### To be done
Please transcribe the listing below in full and word for word, without its pictures.

### Dataset section
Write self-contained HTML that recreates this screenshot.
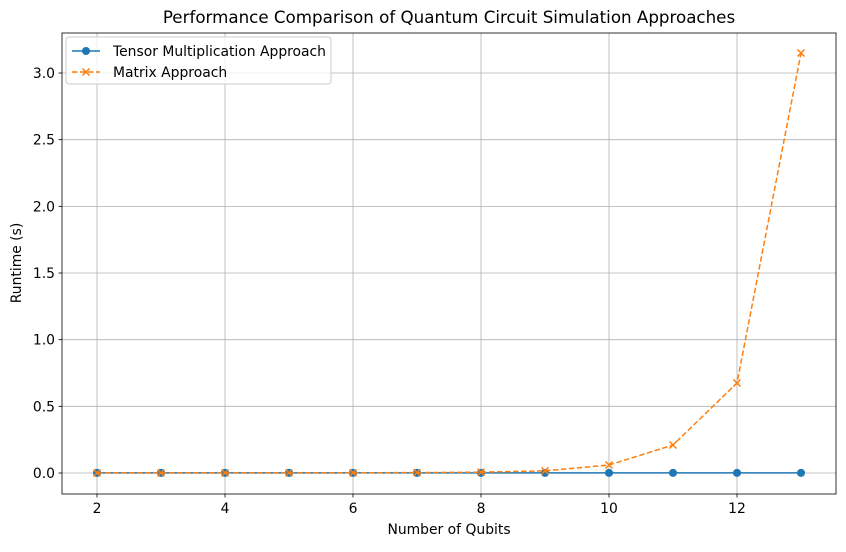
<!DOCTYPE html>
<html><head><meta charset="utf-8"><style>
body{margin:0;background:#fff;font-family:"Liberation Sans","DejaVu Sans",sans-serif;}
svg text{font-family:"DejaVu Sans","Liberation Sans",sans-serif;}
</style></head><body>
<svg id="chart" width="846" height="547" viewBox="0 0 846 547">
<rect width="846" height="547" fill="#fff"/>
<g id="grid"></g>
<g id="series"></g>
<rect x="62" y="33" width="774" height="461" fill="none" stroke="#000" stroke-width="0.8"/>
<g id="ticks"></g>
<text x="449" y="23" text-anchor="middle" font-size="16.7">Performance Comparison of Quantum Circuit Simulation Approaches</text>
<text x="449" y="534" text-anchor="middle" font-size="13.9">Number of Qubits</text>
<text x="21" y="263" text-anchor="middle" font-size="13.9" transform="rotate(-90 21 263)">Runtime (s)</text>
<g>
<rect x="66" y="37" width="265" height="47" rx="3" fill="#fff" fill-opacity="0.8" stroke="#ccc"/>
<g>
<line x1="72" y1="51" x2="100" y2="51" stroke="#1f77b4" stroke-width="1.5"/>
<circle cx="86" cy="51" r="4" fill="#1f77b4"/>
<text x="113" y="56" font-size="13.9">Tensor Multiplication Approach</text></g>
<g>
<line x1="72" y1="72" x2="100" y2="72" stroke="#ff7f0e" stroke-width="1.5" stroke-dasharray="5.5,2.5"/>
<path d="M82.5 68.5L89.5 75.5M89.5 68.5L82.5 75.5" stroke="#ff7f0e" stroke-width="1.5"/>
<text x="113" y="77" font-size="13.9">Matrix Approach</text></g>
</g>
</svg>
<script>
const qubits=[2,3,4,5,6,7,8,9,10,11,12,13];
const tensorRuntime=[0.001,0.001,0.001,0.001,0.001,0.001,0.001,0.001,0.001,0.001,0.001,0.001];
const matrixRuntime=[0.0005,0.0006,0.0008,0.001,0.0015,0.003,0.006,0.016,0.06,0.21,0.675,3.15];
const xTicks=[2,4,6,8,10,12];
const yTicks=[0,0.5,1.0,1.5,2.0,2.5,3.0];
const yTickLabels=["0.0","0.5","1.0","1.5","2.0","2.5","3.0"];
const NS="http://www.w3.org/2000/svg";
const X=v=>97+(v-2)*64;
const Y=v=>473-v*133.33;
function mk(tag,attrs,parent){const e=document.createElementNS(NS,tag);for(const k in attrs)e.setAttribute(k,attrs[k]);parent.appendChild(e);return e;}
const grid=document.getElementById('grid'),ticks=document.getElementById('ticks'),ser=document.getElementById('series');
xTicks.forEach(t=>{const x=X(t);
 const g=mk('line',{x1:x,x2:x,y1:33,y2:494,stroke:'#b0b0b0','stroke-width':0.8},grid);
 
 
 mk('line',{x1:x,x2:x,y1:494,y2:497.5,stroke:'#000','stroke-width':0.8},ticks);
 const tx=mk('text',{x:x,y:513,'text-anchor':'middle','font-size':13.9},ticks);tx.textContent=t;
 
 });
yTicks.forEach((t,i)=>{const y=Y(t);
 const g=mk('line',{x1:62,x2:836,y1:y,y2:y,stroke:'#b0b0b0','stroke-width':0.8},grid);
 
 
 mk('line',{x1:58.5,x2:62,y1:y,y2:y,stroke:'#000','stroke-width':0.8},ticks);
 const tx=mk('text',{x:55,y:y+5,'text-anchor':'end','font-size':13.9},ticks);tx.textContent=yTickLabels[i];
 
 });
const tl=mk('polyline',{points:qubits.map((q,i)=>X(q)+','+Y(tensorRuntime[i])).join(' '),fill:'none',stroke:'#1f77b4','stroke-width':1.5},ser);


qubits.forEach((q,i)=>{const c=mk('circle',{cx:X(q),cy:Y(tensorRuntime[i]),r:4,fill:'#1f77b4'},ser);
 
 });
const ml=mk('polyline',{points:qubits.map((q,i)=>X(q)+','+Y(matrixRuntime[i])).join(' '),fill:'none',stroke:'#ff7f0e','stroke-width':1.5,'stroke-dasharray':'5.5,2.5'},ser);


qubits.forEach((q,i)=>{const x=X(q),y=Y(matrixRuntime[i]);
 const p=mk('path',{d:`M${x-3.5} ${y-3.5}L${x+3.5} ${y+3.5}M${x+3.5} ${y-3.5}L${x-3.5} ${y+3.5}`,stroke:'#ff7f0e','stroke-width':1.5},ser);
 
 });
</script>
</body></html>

### Output
Write self-contained HTML that recreates this screenshot.
<!DOCTYPE html>
<html><head><meta charset="utf-8"><style>
body{margin:0;background:#fff;font-family:"Liberation Sans","DejaVu Sans",sans-serif;}
svg text{font-family:"DejaVu Sans","Liberation Sans",sans-serif;}
</style></head><body>
<svg id="chart" width="846" height="547" viewBox="0 0 846 547">
<rect width="846" height="547" fill="#fff"/>
<g id="grid"></g>
<g id="series"></g>
<rect x="62" y="33" width="774" height="461" fill="none" stroke="#000" stroke-width="0.8"/>
<g id="ticks"></g>
<text x="449" y="23" text-anchor="middle" font-size="16.7">Performance Comparison of Quantum Circuit Simulation Approaches</text>
<text x="449" y="534" text-anchor="middle" font-size="13.9">Number of Qubits</text>
<text x="21" y="263" text-anchor="middle" font-size="13.9" transform="rotate(-90 21 263)">Runtime (s)</text>
<g>
<rect x="66" y="37" width="265" height="47" rx="3" fill="#fff" fill-opacity="0.8" stroke="#ccc"/>
<g>
<line x1="72" y1="51" x2="100" y2="51" stroke="#1f77b4" stroke-width="1.5"/>
<circle cx="86" cy="51" r="4" fill="#1f77b4"/>
<text x="113" y="56" font-size="13.9">Tensor Multiplication Approach</text></g>
<g>
<line x1="72" y1="72" x2="100" y2="72" stroke="#ff7f0e" stroke-width="1.5" stroke-dasharray="5.5,2.5"/>
<path d="M82.5 68.5L89.5 75.5M89.5 68.5L82.5 75.5" stroke="#ff7f0e" stroke-width="1.5"/>
<text x="113" y="77" font-size="13.9">Matrix Approach</text></g>
</g>
</svg>
<script>
const qubits=[2,3,4,5,6,7,8,9,10,11,12,13];
const tensorRuntime=[0.001,0.001,0.001,0.001,0.001,0.001,0.001,0.001,0.001,0.001,0.001,0.001];
const matrixRuntime=[0.0005,0.0006,0.0008,0.001,0.0015,0.003,0.006,0.016,0.06,0.21,0.675,3.15];
const xTicks=[2,4,6,8,10,12];
const yTicks=[0,0.5,1.0,1.5,2.0,2.5,3.0];
const yTickLabels=["0.0","0.5","1.0","1.5","2.0","2.5","3.0"];
const NS="http://www.w3.org/2000/svg";
const X=v=>97+(v-2)*64;
const Y=v=>473-v*133.33;
function mk(tag,attrs,parent){const e=document.createElementNS(NS,tag);for(const k in attrs)e.setAttribute(k,attrs[k]);parent.appendChild(e);return e;}
const grid=document.getElementById('grid'),ticks=document.getElementById('ticks'),ser=document.getElementById('series');
xTicks.forEach(t=>{const x=X(t);
 const g=mk('line',{x1:x,x2:x,y1:33,y2:494,stroke:'#b0b0b0','stroke-width':0.8},grid);
 
 
 mk('line',{x1:x,x2:x,y1:494,y2:497.5,stroke:'#000','stroke-width':0.8},ticks);
 const tx=mk('text',{x:x,y:513,'text-anchor':'middle','font-size':13.9},ticks);tx.textContent=t;
 
 });
yTicks.forEach((t,i)=>{const y=Y(t);
 const g=mk('line',{x1:62,x2:836,y1:y,y2:y,stroke:'#b0b0b0','stroke-width':0.8},grid);
 
 
 mk('line',{x1:58.5,x2:62,y1:y,y2:y,stroke:'#000','stroke-width':0.8},ticks);
 const tx=mk('text',{x:55,y:y+5,'text-anchor':'end','font-size':13.9},ticks);tx.textContent=yTickLabels[i];
 
 });
const tl=mk('polyline',{points:qubits.map((q,i)=>X(q)+','+Y(tensorRuntime[i])).join(' '),fill:'none',stroke:'#1f77b4','stroke-width':1.5},ser);


qubits.forEach((q,i)=>{const c=mk('circle',{cx:X(q),cy:Y(tensorRuntime[i]),r:4,fill:'#1f77b4'},ser);
 
 });
const ml=mk('polyline',{points:qubits.map((q,i)=>X(q)+','+Y(matrixRuntime[i])).join(' '),fill:'none',stroke:'#ff7f0e','stroke-width':1.5,'stroke-dasharray':'5.5,2.5'},ser);


qubits.forEach((q,i)=>{const x=X(q),y=Y(matrixRuntime[i]);
 const p=mk('path',{d:`M${x-3.5} ${y-3.5}L${x+3.5} ${y+3.5}M${x+3.5} ${y-3.5}L${x-3.5} ${y+3.5}`,stroke:'#ff7f0e','stroke-width':1.5},ser);
 
 });
</script>
</body></html>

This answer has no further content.